Whereas nine students (two girls and seven boys) got division III, 261 students (150 girls and 111 boys) scored division IV, whereas 229 students (114 girls and 115 boys) got division O.

This, according to experts and regional education leaders, is a problem that should not be ignored.

"We have seen the results, not only in Mburahati Secondary School but also similar (bad) results have happened in other schools as well. There are already strategies we have come up with to deal with that situation," said Mr Alhaji Maulid, Education Officer of the Dar es Salaam region.

He said, they want to know where the problem lies, if it is with the teachers, parents or students themselves and find a solution to eliminate the unsatisfactory results in schools, a time when the government continues with the strategy to improve the teaching and learning environment.

"We will sit with the teachers, parents to see how we are going forward because the assessment has helped us discover that the challenges were beyond the infrastructure. The assessment was for students and teachers, the methods used in teaching for two years seems to be ineffective," he noted.

"As executives, we are planning to change the situation. We do not blame these assessment results, instead they have shown us where we should put it right," Mr Maulid explained.

However, some teachers noted that in addition to infrastructure challenges and serving many students in a congested classroom, many of the latter lacked food while at school, leading to boycotts of some classes.

"A student can come to school two or three times a week due to the challenge of hunger.
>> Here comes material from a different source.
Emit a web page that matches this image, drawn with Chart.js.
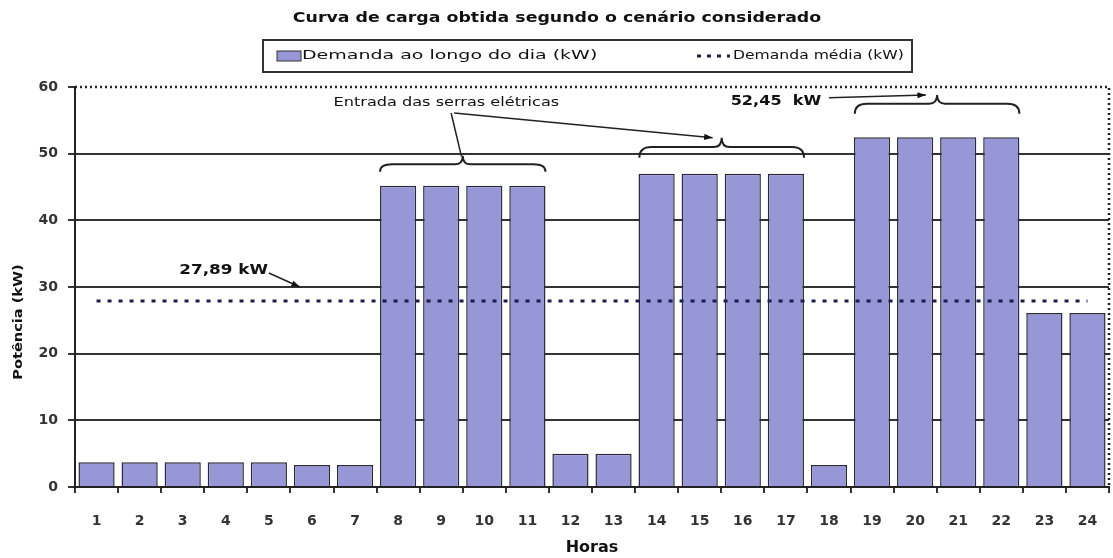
<!DOCTYPE html>
<html>
<head>
<meta charset="utf-8">
<script src="https://cdn.jsdelivr.net/npm/chart.js@4.4.0/dist/chart.umd.min.js"></script>
<style>
  html, body { margin: 0; padding: 0; background: #fff; }
</style>
</head>
<body>
<canvas id="curva" width="1113" height="558"></canvas>
<script>
const horas = ['1', '2', '3', '4', '5', '6', '7', '8', '9', '10', '11', '12',
    '13', '14', '15', '16', '17', '18', '19', '20', '21', '22', '23', '24'];
const demanda = [3.7, 3.7, 3.7, 3.7, 3.7, 3.3, 3.3, 45.2, 45.2, 45.2, 45.2, 5.0,
    5.0, 47.0, 47.0, 47.0, 47.0, 3.3, 52.45, 52.45, 52.45, 52.45, 26.1, 26.1];
const demandaMedia = [27.89, 27.89, 27.89, 27.89, 27.89, 27.89, 27.89, 27.89, 27.89, 27.89, 27.89, 27.89,
    27.89, 27.89, 27.89, 27.89, 27.89, 27.89, 27.89, 27.89, 27.89, 27.89, 27.89, 27.89];
const yTicks = [0, 10, 20, 30, 40, 50, 60];

const titulo = 'Curva de carga obtida segundo o cenário considerado';
const tituloY = 'Potência (kW)';
const corBarra = '#9797d8';
const corLinha = '#1c1c4a';

const fmt = v => v.toFixed(2).replace('.', ',') + ' kW';

// the original text is wide and squat, so stretch it sideways
function wideText(ctx, text, x, y, sx) {
    ctx.save();
    ctx.translate(x, y);
    ctx.scale(sx, 1);
    ctx.fillText(text, 0, 0);
    ctx.restore();
}

function arrow(ctx, x1, y1, x2, y2) {
    ctx.beginPath();
    ctx.moveTo(x1, y1);
    ctx.lineTo(x2, y2);
    ctx.stroke();
    const a = Math.atan2(y2 - y1, x2 - x1);
    ctx.beginPath();
    ctx.moveTo(x2, y2);
    ctx.lineTo(x2 - 9 * Math.cos(a - 0.35), y2 - 9 * Math.sin(a - 0.35));
    ctx.lineTo(x2 - 9 * Math.cos(a + 0.35), y2 - 9 * Math.sin(a + 0.35));
    ctx.closePath();
    ctx.fill();
}

function brace(ctx, x1, x2, yFlat, yEnd, yPeak) {
    const xm = (x1 + x2) / 2;
    ctx.beginPath();
    ctx.moveTo(x1, yEnd);
    ctx.quadraticCurveTo(x1, yFlat, x1 + 12, yFlat);
    ctx.lineTo(xm - 8, yFlat);
    ctx.quadraticCurveTo(xm, yFlat, xm, yPeak);
    ctx.quadraticCurveTo(xm, yFlat, xm + 8, yFlat);
    ctx.lineTo(x2 - 12, yFlat);
    ctx.quadraticCurveTo(x2, yFlat, x2, yEnd);
    ctx.stroke();
}

const extras = {
    id: 'extras',
    afterDraw(chart) {
        const { ctx, chartArea: a, scales: { x, y } } = chart;
        const X = v => x.getPixelForValue(v);
        const Y = v => y.getPixelForValue(v);
        ctx.save();

        // dotted frame on top and right
        ctx.strokeStyle = '#222';
        ctx.lineWidth = 2.5;
        ctx.setLineDash([2, 3]);
        ctx.beginPath();
        ctx.moveTo(a.left, a.top);
        ctx.lineTo(a.right, a.top);
        ctx.lineTo(a.right, a.bottom);
        ctx.stroke();
        ctx.setLineDash([]);

        // title
        ctx.fillStyle = '#111';
        ctx.font = 'bold 14px "DejaVu Sans"';
        ctx.textAlign = 'center';
        ctx.textBaseline = 'middle';
        wideText(ctx, titulo, 557, 18, 1.24);

        // y axis title, sits a bit below the middle in the original
        ctx.save();
        ctx.translate(19, 322);
        ctx.rotate(-Math.PI / 2);
        ctx.font = 'bold 13px "DejaVu Sans"';
        wideText(ctx, tituloY, 0, 0, 1.12);
        ctx.restore();

        // legend
        const ds = chart.data.datasets;
        ctx.strokeStyle = '#333';
        ctx.lineWidth = 2;
        ctx.strokeRect(263, 40, 649, 32);
        ctx.fillStyle = corBarra;
        ctx.fillRect(277, 51, 24, 10);
        ctx.lineWidth = 1;
        ctx.strokeStyle = '#333';
        ctx.strokeRect(277, 51, 24, 10);
        ctx.fillStyle = '#111';
        ctx.font = '13px "DejaVu Sans"';
        ctx.textAlign = 'left';
        wideText(ctx, ds[0].label, 302, 56, 1.46);
        ctx.strokeStyle = corLinha;
        ctx.lineWidth = 3;
        ctx.setLineDash([4, 6]);
        ctx.beginPath();
        ctx.moveTo(697, 56);
        ctx.lineTo(730, 56);
        ctx.stroke();
        ctx.setLineDash([]);
        wideText(ctx, ds[1].label, 733, 56, 1.2);

        // annotations
        ctx.strokeStyle = '#222';
        ctx.fillStyle = '#111';
        ctx.lineWidth = 1.5;
        ctx.font = 'bold 14px "DejaVu Sans"';
        ctx.textAlign = 'center';
        wideText(ctx, fmt(demandaMedia[0]), X(2.95), Y(32.5), 1.2);
        arrow(ctx, X(4.0), Y(32.1), X(4.72), Y(30.0));

        wideText(ctx, fmt(Math.max(...demanda)).replace(' ', '  '), X(15.77), Y(57.9), 1.15);
        arrow(ctx, X(17.0), Y(58.4), X(19.25), Y(58.8));

        ctx.font = '13px "DejaVu Sans"';
        wideText(ctx, 'Entrada das serras elétricas', X(8.12), Y(57.6), 1.24);
        ctx.beginPath();
        ctx.moveTo(X(8.23), Y(56.1));
        ctx.lineTo(X(8.47), Y(49.6));
        ctx.stroke();
        arrow(ctx, X(8.3), Y(56.1), X(14.3), Y(52.4));

        ctx.lineWidth = 2;
        brace(ctx, X(6.58), X(10.42), Y(48.4), Y(47.3), Y(49.7));
        brace(ctx, X(12.6), X(16.42), Y(51.0), Y(49.4), Y(52.4));
        brace(ctx, X(17.6), X(21.42), Y(57.5), Y(56.0), Y(58.8));

        ctx.restore();
    }
};

new Chart(document.getElementById('curva'), {
    data: {
        labels: horas,
        datasets: [
            {
                type: 'bar',
                label: 'Demanda ao longo do dia (kW)',
                data: demanda,
                backgroundColor: corBarra,
                borderColor: '#2a2a3a',
                borderWidth: 1.5,
                barPercentage: 0.84,
                categoryPercentage: 1.0,
                order: 2
            },
            {
                type: 'line',
                label: 'Demanda média (kW)',
                data: demandaMedia,
                borderColor: corLinha,
                borderWidth: 3,
                borderDash: [4, 7],
                pointRadius: 0,
                fill: false,
                order: 1
            }
        ]
    },
    options: {
        responsive: false,
        animation: false,
        devicePixelRatio: 1,
        layout: { padding: { top: 87, right: 4, bottom: 0, left: 0 } },
        plugins: {
            legend: { display: false },
            title: { display: false },
            tooltip: { enabled: false }
        },
        scales: {
            x: {
                offset: true,
                grid: { drawOnChartArea: false, drawTicks: true, tickLength: 6, color: '#333', lineWidth: 2 },
                border: { color: '#222', width: 2 },
                ticks: { color: '#333', font: { family: 'DejaVu Sans', size: 14, weight: 'bold' }, padding: 20, maxRotation: 0, autoSkip: false },
                title: { display: true, text: 'Horas', color: '#111', font: { family: 'DejaVu Sans', size: 16, weight: 'bold' }, padding: { top: 0, bottom: 1 } },
                afterFit(s) { s.height = 71; s.paddingLeft = 0; s.paddingRight = 0; }
            },
            y: {
                min: 0,
                max: 60,
                afterBuildTicks(s) { s.ticks = yTicks.map(v => ({ value: v })); },
                grid: {
                    color: c => c.tick && c.tick.value === 60 ? 'rgba(0,0,0,0)' : '#333',
                    tickColor: '#333',
                    lineWidth: 2,
                    tickLength: 7
                },
                border: { color: '#222', width: 2 },
                ticks: { color: '#333', font: { family: 'DejaVu Sans', size: 14, weight: 'bold' }, padding: 10 },
                afterFit(s) { s.width = 75; }
            }
        }
    },
    plugins: [extras]
});
</script>
</body>
</html>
Many parents have not been supporting their children with food when they are in school, so you often teach but students’ focus is elsewhere," said a teacher from one of the schools in the region.

In the case of Mburahati Secondary School, The Citizen spoke with one of the teachers (name withheld) who claimed that they indeed faced many challenges.
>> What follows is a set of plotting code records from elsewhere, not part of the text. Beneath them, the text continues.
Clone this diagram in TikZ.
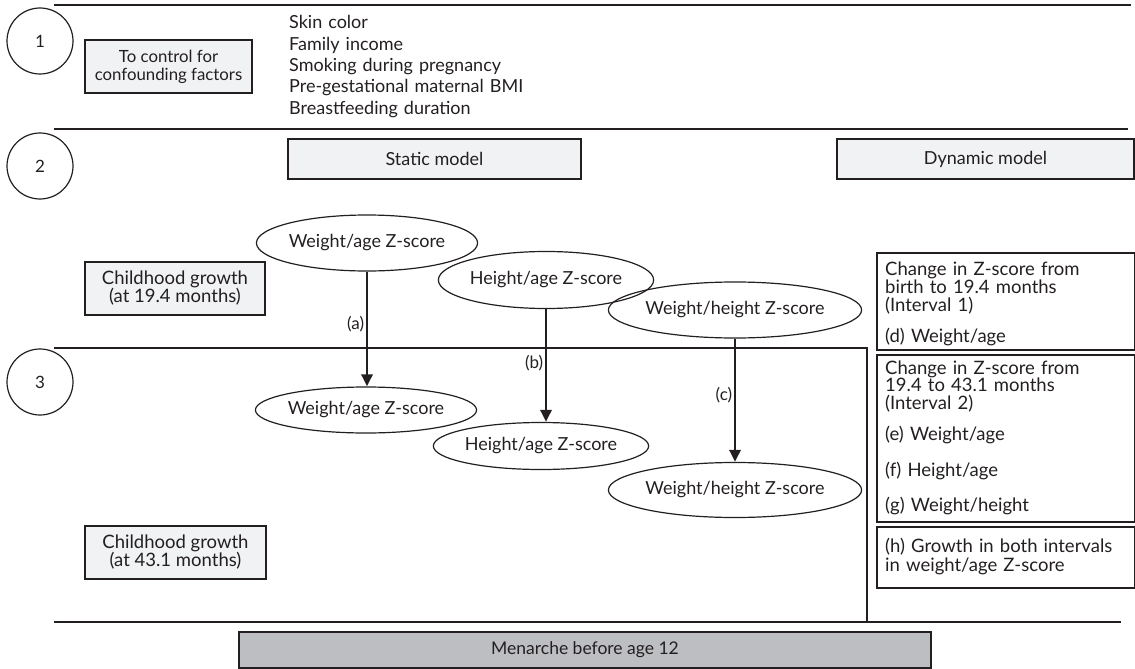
\documentclass[tikz,border=0pt]{standalone}
\usepackage{fontspec}
\setmainfont{Lato}
\usetikzlibrary{shapes.geometric,arrows.meta}
\definecolor{ink}{HTML}{231F20}
\definecolor{lightfill}{HTML}{F1F2F4}
\definecolor{darkfill}{HTML}{BDBEC1}
\newcommand{\fsz}[2]{\fontsize{#1}{#2}\selectfont\lineskiplimit=-20pt\relax}
\begin{document}
\begin{tikzpicture}[x=1pt,y=-1pt,
  every node/.style={font=\fsz{18}{18}, text=ink},
  graybox/.style={draw=ink, line width=1.3pt, fill=lightfill, inner sep=0pt, align=center},
  darkbox/.style={draw=ink, line width=1.5pt, fill=darkfill, inner sep=0pt, align=center},
  plainbox/.style={draw=ink, line width=1.3pt, inner sep=0pt},
  oval/.style={ellipse, draw=ink, line width=1.2pt, inner sep=0pt},
  num/.style={circle, draw=ink, line width=1.2pt, minimum size=66pt, inner sep=0pt, font=\fsz{17}{17}},
  sep/.style={draw=ink, line width=1.5pt},
  arr/.style={draw=ink, line width=2.8pt, -{Triangle[length=12pt,width=11pt]}},
  lbl/.style={left, inner sep=1.5pt, font=\fsz{17}{17}},
  boxtext/.style={anchor=base west, align=left, text width=245pt, inner sep=0pt}
]
\useasboundingbox (0,0) rectangle (1135,669);

% separator lines
\draw[sep] (54,5) -- (1131,5);
\draw[sep] (54,129) -- (1128,129);
\draw[sep] (54,348) -- (867,348) -- (867,622);
\draw[sep] (54,622) -- (1121,622);

% numbered circles
\node[num] (n1) at (40,41) {1};
\node[num] (n2) at (40,166) {2};
\node[num] (n3) at (40,382) {3};

% section 1
\node[graybox, minimum width=167pt, minimum height=53pt, font=\fsz{16.8}{18}] (ctrl) at (168.5,66.5) {To control for\\confounding factors};
\node[anchor=base west, align=left, text width=260pt, inner sep=0pt, font=\fsz{18}{21.3}] (conf) at (289,29)
  {Skin color\\Family income\\Smoking during pregnancy\\Pre-gestational maternal BMI\\Breastfeeding duration};

% section 2 headers
\node[graybox, minimum width=293pt, minimum height=40pt] (static) at (434.5,159) {Static model};
\node[graybox, minimum width=297pt, minimum height=40pt] (dynamic) at (985.5,159) {Dynamic model};

% childhood growth boxes
\node[graybox, minimum width=180pt, minimum height=53pt, font=\fsz{18.5}{18}] (cg1) at (175,288.5) {Childhood growth\\(at 19.4 months)};
\node[graybox, minimum width=181pt, minimum height=53pt, font=\fsz{18.5}{18}] (cg2) at (175.5,552.5) {Childhood growth\\(at 43.1 months)};

% ellipses
\node[oval, minimum width=208pt, minimum height=56pt] (wa1) at (367,243) {Weight/age Z-score};
\node[oval, minimum width=190pt, minimum height=57pt] (ha1) at (546,280) {Height/age Z-score};
\node[oval, minimum width=207pt, minimum height=56pt] (wh1) at (735,310) {Weight/height Z-score};
\node[oval, minimum width=207pt, minimum height=46pt] (wa2) at (366,410) {Weight/age Z-score};
\node[oval, minimum width=198pt, minimum height=47pt] (ha2) at (541,446) {Height/age Z-score};
\node[oval, minimum width=207pt, minimum height=55pt] (wh2) at (735,490) {Weight/height Z-score};

% arrows
\draw[arr] (wa1.south) -- node[lbl, pos=0.46] {(a)} (wa1.south |- wa2.north);
\draw[arr] (ha1.south) -- node[lbl, pos=0.48] {(b)} (ha1.south |- ha2.north);
\draw[arr] (wh1.south) -- node[lbl, pos=0.46] {(c)} (wh1.south |- wh2.north);

% dynamic model boxes
\node[plainbox, minimum width=258pt, minimum height=97pt] (d1) at (1006,301.5) {};
\node[boxtext, font=\fsz{18.5}{18}] (d1t) at (885,275) {Change in Z-score from\\birth to 19.4 months\\(Interval 1)\\[13pt](d) Weight/age};
\node[plainbox, minimum width=258pt, minimum height=167pt] (d2) at (1006,438.5) {};
\node[boxtext, font=\fsz{18.5}{17.5}] (d2t) at (885,374) {Change in Z-score from\\19.4 to 43.1 months\\(Interval 2)\\[14pt](e) Weight/age\\[18pt](f) Height/age\\[18pt](g) Weight/height};
\node[plainbox, minimum width=258pt, minimum height=61pt] (d3) at (1006,557.5) {};
\node[boxtext, font=\fsz{18.5}{19}] (d3t) at (885,552) {(h) Growth in both intervals\\in weight/age Z-score};

% outcome
\node[darkbox, minimum width=692pt, minimum height=36pt, font=\fsz{17.5}{18}] (men) at (585,650) {Menarche before age 12};
\end{tikzpicture}
\end{document}
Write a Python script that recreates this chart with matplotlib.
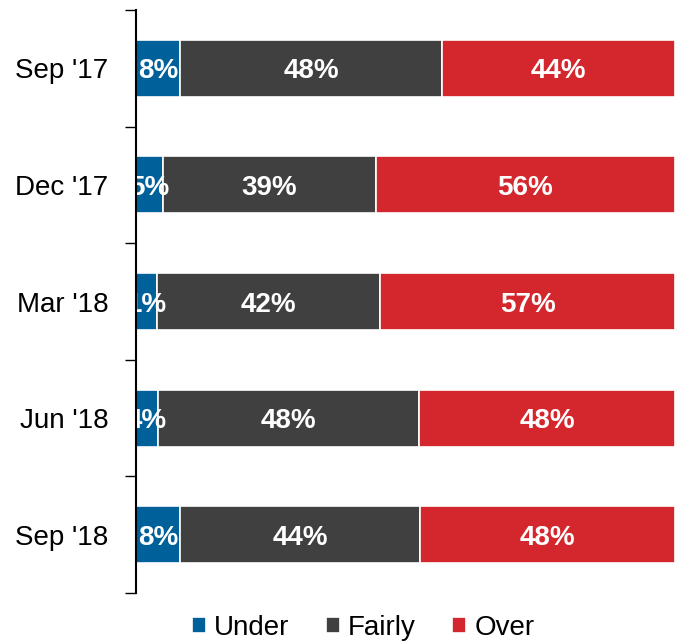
import matplotlib
matplotlib.use("Agg")
import matplotlib.pyplot as plt
import numpy as np

plt.rcParams['font.family'] = ['Liberation Sans', 'DejaVu Sans']

categories = ["Sep '17", "Dec '17", "Mar '18", "Jun '18", "Sep '18"]
under = [8.2, 5.0, 3.9, 4.1, 8.2]
fairly = [48.6, 39.5, 41.4, 48.4, 44.5]
over = [43.2, 55.5, 54.7, 47.5, 47.3]
under_labels = ["8%", "5%", "1%", "4%", "8%"]
fairly_labels = ["48%", "39%", "42%", "48%", "44%"]
over_labels = ["44%", "56%", "57%", "48%", "48%"]
series_names = ["Under", "Fairly", "Over"]
colors = ["#00609A", "#404041", "#D4272D"]

fig = plt.figure(figsize=(6.75, 6.44), dpi=100)
ax = fig.add_axes([136/675, 1-593/644, 1-136/675, (593-10)/644])

y = np.arange(len(categories))
left = np.zeros(len(categories))
for vals, labs, col, name in zip([under, fairly, over],
                                 [under_labels, fairly_labels, over_labels],
                                 colors, series_names):
    bars = ax.barh(y, vals, left=left, height=0.49, color=col,
                   edgecolor="white", linewidth=1.2, label=name)
    for b, lab in zip(bars, labs):
        cx = b.get_x() + b.get_width() / 2
        ax.text(cx, b.get_y() + b.get_height() / 2, lab, ha="center",
                va="center_baseline", color="white", fontsize=20,
                fontweight="bold", clip_on=False, zorder=3)
    left += np.array(vals)

ax.set_xlim(0, 100)
ax.set_ylim(len(categories) - 0.5, -0.5)
ax.set_yticks(y)
ax.set_yticklabels(categories, fontsize=20)
ax.tick_params(axis="y", which="major", length=0, pad=20)
ax.set_yticks(np.arange(-0.5, len(categories)), minor=True)
ax.tick_params(axis="y", which="minor", length=8, width=1, color="black",
               direction="out")
ax.set_xticks([])
for s in ["top", "right", "bottom"]:
    ax.spines[s].set_visible(False)
ax.spines["left"].set_linewidth(1.5)
ax.spines["left"].set_zorder(4)

leg = fig.legend(loc="center", bbox_to_anchor=(0.538, 1 - 628/644), ncol=3,
                 frameon=False, fontsize=20, handlelength=0.5,
                 handleheight=0.5, handletextpad=0.3, columnspacing=1.3,
                 borderpad=0, borderaxespad=0)

fig.savefig("out.png", dpi=100)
"First of all, our number is small compared to the students (he did not mention the number). But also the effects of the confusion of the language of instruction have become clearer in this assessment," he said.

He said that all the students that the school received came from public primary schools where teachers used Kiswahili as the language of instruction, they suddenly encountered the English language at secondary level.

"This is a problem that is not mentioned much, but you find that many students have great abilities, but the challenge is the language, something that even we teachers are confused about because not most of us are experts of either language," he explained.

An education consultant based in Dar es Salaam, Dr Elibarik Mollel said that teachers’ ability should be vetted and not every teacher is good enough to be hired.

"We need competent teachers and in abundance. Parents should learn to support their children without getting bogged down by the free education policy," he said.

The results announced by the National Examination Council of Tanzania (Necta)  Wednesday, January 4, showed that performance of Form Two has dropped, where 93,892 students will have to repeat the class compared to 46,250 who repeated last year after failing their 2021 national assessment.